Enough is enough.  It’s time, and well past the point, for us to stop allowing the radical, the paranoid and the profiteers to dictate what our policy will be.  They can only get away with it again if we don’t speak up and demand that they accept responsibility, and the limits to freedom that it sometimes requires in the real world.

  1. Big Bad Bald Bastard
    December 21, 2012 at 10:01 pm

    The Second Amendment could be interpreted as the right to own a more modernized version of the single-shot firearms available when the Amendment was drafted, and nothing else – if we had a sane majority on the Supreme Court or in our political discourse.

    Personally, I’d prefer that gun legislation incorporate that “well-regulated Militia” part- if you choose to have a gun, you should have to register it, and muster for a periodic competence assessment, all under the auspices of state or local elected officials.

    Wayne LaPierre, monstrously, wants a register of mentally ill people, not guns.

  2. bughunter
    December 22, 2012 at 2:32 am

    Very well stated Jenn. I couldn’t have written a more logical, objective, sane response to the situation myself.

    I only have one thing to add.

    People who have a burning desire to handle these types of weapons have the option of joining the military; outside of that, they don’t need to be handling them.

    If these people who want the experience of firing or the training in handling of military style weapons don’t have the chops to join the military, then they aren’t qualified to wield them. If you aren’t soldier material, you don’t have any business using a warrior’s weapon. Period.

    Also, after Australia’s Port Arthur Massacre, they (wisely) decided that one needed a genuine reason to earn a license to own a firearm. “Genuine reasons” included wild animal control, hunting, target shooting, or collecting. None of which involves the need to fire a gun at another human. Therefore, notice what’s not included… “self defense.” The need to own a gun to defend oneself from another human was NOT deemed a genuine reason.

    One can only hope that the same kind of sanity will eventually be the basis of US gun control policy.

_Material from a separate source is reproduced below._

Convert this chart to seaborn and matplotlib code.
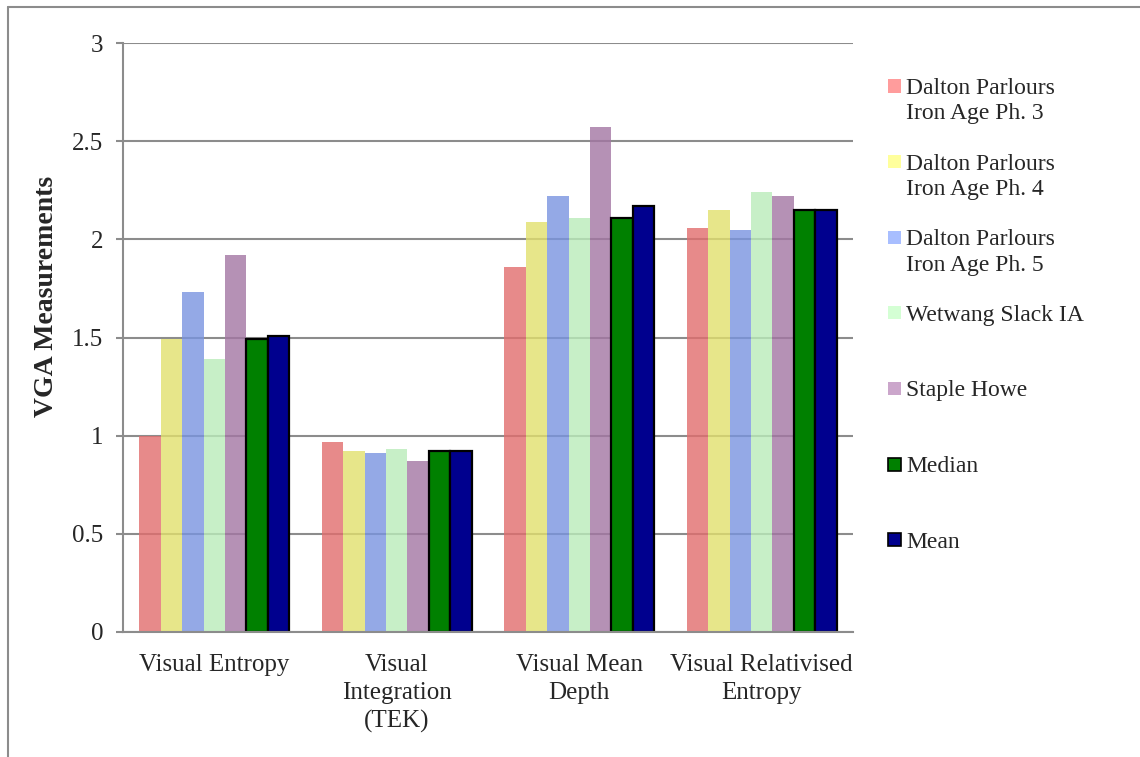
import matplotlib
matplotlib.use('Agg')
import matplotlib.pyplot as plt
from matplotlib.patches import Rectangle
from matplotlib.lines import Line2D
import pandas as pd
import seaborn as sns

measures = ['Visual Entropy', 'Visual Integration (TEK)', 'Visual Mean Depth',
            'Visual Relativised Entropy']
tick_labels = ['Visual Entropy', 'Visual\nIntegration\n(TEK)', 'Visual Mean\nDepth',
               'Visual Relativised\nEntropy']
series = ['Dalton Parlours\nIron Age Ph. 3', 'Dalton Parlours\nIron Age Ph. 4',
          'Dalton Parlours\nIron Age Ph. 5', 'Wetwang Slack IA', 'Staple Howe',
          'Median', 'Mean']

dp3 = [1.00, 0.97, 1.86, 2.06]
dp4 = [1.49, 0.92, 2.09, 2.15]
dp5 = [1.73, 0.91, 2.22, 2.05]
wetwang = [1.39, 0.93, 2.11, 2.24]
staple = [1.92, 0.87, 2.57, 2.22]
median = [1.49, 0.92, 2.11, 2.15]
mean = [1.51, 0.92, 2.17, 2.15]

bar_colors = ['#E26D6D', '#E2E06D', '#7994E0', '#BAECBA', '#A376A3', '#008000', '#00008E']
legend_colors = ['#FF9C9C', '#FFFF9C', '#A8BEFF', '#D4FFD4', '#CBA6CB', '#008000', '#00008E']

values = [dp3, dp4, dp5, wetwang, staple, median, mean]
rows = []
for name, vals in zip(series, values):
    for m, v in zip(measures, vals):
        rows.append({'measure': m, 'series': name, 'value': v})
df = pd.DataFrame(rows)

sns.set_style('white')
plt.rcParams['font.family'] = ['Liberation Serif', 'DejaVu Serif']

W, H = 1140, 757
fig = plt.figure(figsize=(W / 100, H / 100), dpi=100)
ax = fig.add_axes([123 / W, 1 - 632 / H, 730 / W, 589 / H])

sns.barplot(data=df, x='measure', y='value', hue='series', order=measures,
            hue_order=series, palette=bar_colors, width=0.82, gap=0,
            saturation=1, legend=False, ax=ax)

for i, cont in enumerate(ax.containers):
    for bar in cont:
        if i >= 5:
            bar.set_edgecolor('black')
            bar.set_linewidth(1.6)
            bar.set_alpha(1)
        else:
            bar.set_edgecolor('none')
            bar.set_alpha(0.8)

grey = '#8c8c8c'
ax.set_ylim(0, 3)
ax.set_yticks([0, 0.5, 1, 1.5, 2, 2.5, 3])
ax.set_yticklabels(['0', '0.5', '1', '1.5', '2', '2.5', '3'], fontsize=18)
ax.set_xticks(range(len(measures)))
ax.set_xticklabels(tick_labels, fontsize=18, linespacing=1.35)
ax.set_axisbelow(True)
ax.yaxis.grid(True, color=grey, linewidth=1.5)
ax.xaxis.grid(False)
for side in ['top', 'right']:
    ax.spines[side].set_visible(False)
for side in ['left', 'bottom']:
    ax.spines[side].set_color(grey)
    ax.spines[side].set_linewidth(1.5)
ax.tick_params(axis='y', length=5, width=1.5, color=grey, pad=9, left=True)
ax.tick_params(axis='x', length=0, pad=16)
ax.set_xlabel('')
ax.set_ylabel('VGA Measurements', fontsize=20, fontweight='bold')
ax.yaxis.set_label_coords(-0.088, 0.57)

# legend, laid out like the spreadsheet one
for i, (name, col) in enumerate(zip(series, legend_colors)):
    yc = 86 + i * 75.6
    edge = 'black' if i >= 5 else 'none'
    fig.add_artist(Rectangle((888 / W, 1 - (yc + 6.5) / H), 13 / W, 13 / H,
                             transform=fig.transFigure, facecolor=col,
                             edgecolor=edge, linewidth=1.2))
    for k, line in enumerate(name.split('\n')):
        fig.text(906 / W, 1 - (yc + k * 25.5) / H, line, fontsize=17,
                 ha='left', va='center_baseline')

# outer frame
fig.add_artist(Line2D([8 / W, 1], [1 - 7 / H, 1 - 7 / H], color=grey, linewidth=1.5,
                      transform=fig.transFigure))
fig.add_artist(Line2D([8 / W, 8 / W], [0, 1 - 7 / H], color=grey, linewidth=1.5,
                      transform=fig.transFigure))

fig.savefig('out.png', dpi=100)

  3. December 22, 2012 at 3:00 am

    Really good post Jennifer. That’s interesting stuff about your dad’s collection.

  4. fuyioioih
    December 24, 2012 at 7:34 pm

    Wonderful post. The arguments are irrefutable.
    I have one for M La Pierre (French for “the dick”).
    If we are to determine who in this country is mentally unbalanced, then we must all be tested by shrinks. So I take it that he is arguing for universal and repeated psychological testing for all of us, not just the gun owners or permit applicants.
    I think the dick should not only be the first, but the most frequently tested.
    Starting now.

  5. Bitter Scribe
    December 28, 2012 at 8:39 pm

    What I don’t get is, is LaPierre saying that the people in his database of the mentally ill shouldn’t be allowed to buy guns? That doesn’t sound like him. Maybe the sane people with guns should keep constant watch over all the crazy people with guns?

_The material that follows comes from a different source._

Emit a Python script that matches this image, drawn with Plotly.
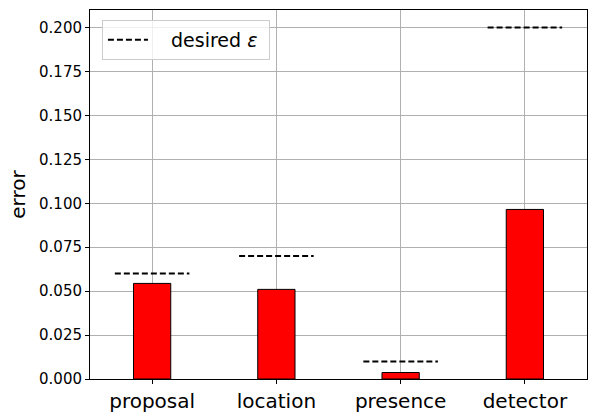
import plotly.graph_objects as go

categories = ["proposal", "location", "presence", "detector"]
errors = [0.0544, 0.051, 0.0037, 0.0965]
desired = [0.06, 0.07, 0.01, 0.2]
y_ticks = [0.0, 0.025, 0.05, 0.075, 0.1, 0.125, 0.15, 0.175, 0.2]

xs = list(range(len(categories)))
half = 0.3

dx, dy = [], []
for x, d in zip(xs, desired):
    dx += [x - half, x + half, None]
    dy += [d, d, None]

fig = go.Figure()
fig.add_trace(go.Bar(
    x=xs, y=errors, width=0.3,
    marker=dict(color="#ff0000", line=dict(color="black", width=1)),
    showlegend=False,
))
fig.add_trace(go.Scatter(
    x=dx, y=dy, mode="lines", name="&nbsp;&nbsp;&nbsp;desired <i>ε</i>&nbsp;",
    line=dict(color="black", width=2, dash="6px,3px"),
))

fig.update_layout(
    width=596, height=419,
    margin=dict(l=90, r=9, t=10, b=40, autoexpand=False),
    plot_bgcolor="white", paper_bgcolor="white",
    font=dict(family="DejaVu Sans", color="black"),
    legend=dict(x=0.024, y=0.973, xanchor="left", yanchor="top",
                bgcolor="rgba(255,255,255,0.8)", bordercolor="#cccccc", borderwidth=1,
                font=dict(size=19), itemwidth=40),
)
fig.update_xaxes(
    range=[-0.5, 3.5], tickvals=xs, ticktext=categories,
    tickfont=dict(size=20), ticks="outside", ticklen=4, tickcolor="black",
    showgrid=True, gridcolor="#b0b0b0", gridwidth=1,
    showline=True, linecolor="black", linewidth=1, mirror=True,
    layer="above traces", zeroline=False,
)
fig.update_yaxes(
    range=[0, 0.21], tickvals=y_ticks, tickformat=".3f",
    tickfont=dict(size=15), ticks="outside", ticklen=4, tickcolor="black",
    showgrid=True, gridcolor="#b0b0b0", gridwidth=1,
    showline=True, linecolor="black", linewidth=1, mirror=True,
    layer="above traces", zeroline=False,
    title=dict(text="error", font=dict(size=20), standoff=8),
)
fig.write_html("out.html", config={"displayModeBar": False},
               post_script="document.body.style.margin='0';")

  6. January 15, 2013 at 2:38 pm

    Excellent summary and common sense solutions. Too bad this country is too fucked up to actually do something that makes perfect sense to most of us.

  7. August 8, 2013 at 5:41 pm

    I guess I might be over the line a bit toward the gun nut category. I currently own 4 firearms and three of them are semi-automatic.

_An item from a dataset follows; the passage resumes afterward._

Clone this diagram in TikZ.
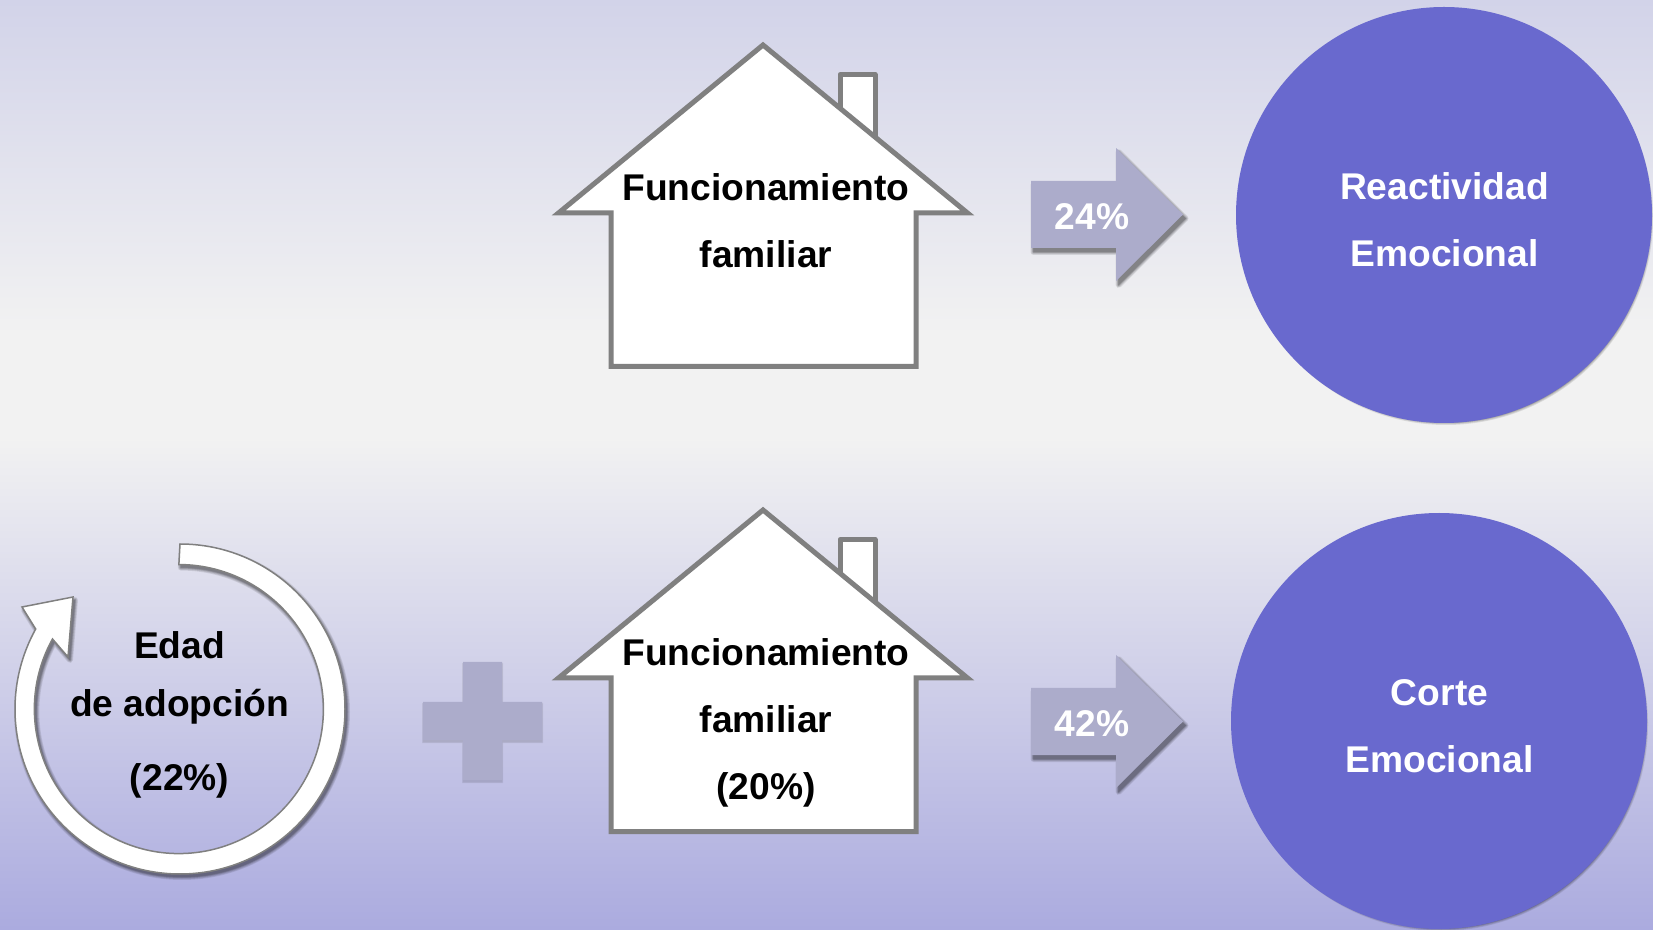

    What I found striking in the essay was the focus on the “non-need” for semi-automatic firearms. I don’t get it. The only use is for killing people, appropriate to military… etc.

    Well I have had great fun with a .22LR semiautomatic rifle, a Ruger .22 LR handgun and an AR-15 and so far have killed no one. At one time I had about 40 cans lined up at various elevations in a pile of crushed rock and sand (tailings from a mine) and was doing rapid fire (single shot at a time) destroying cans – when a deer walked into my field of fire. I immediately, almost reflexively raised the rifle toward the sky, and resumed my firing after the deer had passed. I’ve never shot one, probably never will.

    Let’s start with the founders. Certainly Jefferson (who was fascinated with inventions and science) was familiar with an early automatic weapon: turn the crank and out fly projectiles. In fact there was an attempt to peddle these to G. Washington I believe. Yes, very primitive.

    Anyway, what is the difference (at a horrible situation like a school massacre) between a jacket full of old western style revolvers and a semi-automatic hand gun against unarmed targets? In fact, I heard that one of the semi-automatic weapons at the Sandy Hook tragedy jammed – perhaps saving a few lives. Yes, I can probably fire one round per second with a Glock. But the firing rate is not much slower with a revolver – that never jams.

    A pump action shotgun can cause horrific damage in a crowd.
    And yet VP Biden suggested it as a home defense weapon of choice.
    I probably agree with him. A big advantage: shot does not go through several walls and strike a neighbor…

    For home protection and protection against bear (at a remote location far from any potential help) I remain torn between a pump action shotgun and a semi-automatic. Why would I want to allow the government to make that decision for me?

    Laws in New York strike me as utterly stupid… Someone who has a 15 round magazine Glock must purchase a new magazine with only 7 or 8 round capacity? Or maybe they changed that, and now the law says that 15 round is OK, as long as only 7 rounds are loaded. I think someone recently got jailed when found with a licensed, properly documented handgun that had 9 or 10 rounds in the magazine instead of 7!

    Does any sane person think this will stop thugs from fully loading their magazines?
    Cause a crazy school shooter to go on a rampage with 7 rounds instead of 15?

    It will probably soon result in the death of a homeowner awakened in the middle of the night by an intruder. Even experienced gun owners may not have the best of aim when under attack… so they will need to be more careful now…

    I’m sorry I do not have time to provide some solutions.

    I now live in Canada with incredibly tight national gun control laws.
    But here I can buy a 50 or 100 round magazine for a .22 LR semiautomatic!

    And for a different story: almost all ammunition is readily available in Canada.
    Despite deep shortages and back orders of the smallest ammo: .22 caliber and all the AR-15 ammo… in the USA. Bewildering to me: some of these available in Canada are made by well-known US manufacturers. Prices are lower here too for some available calibers.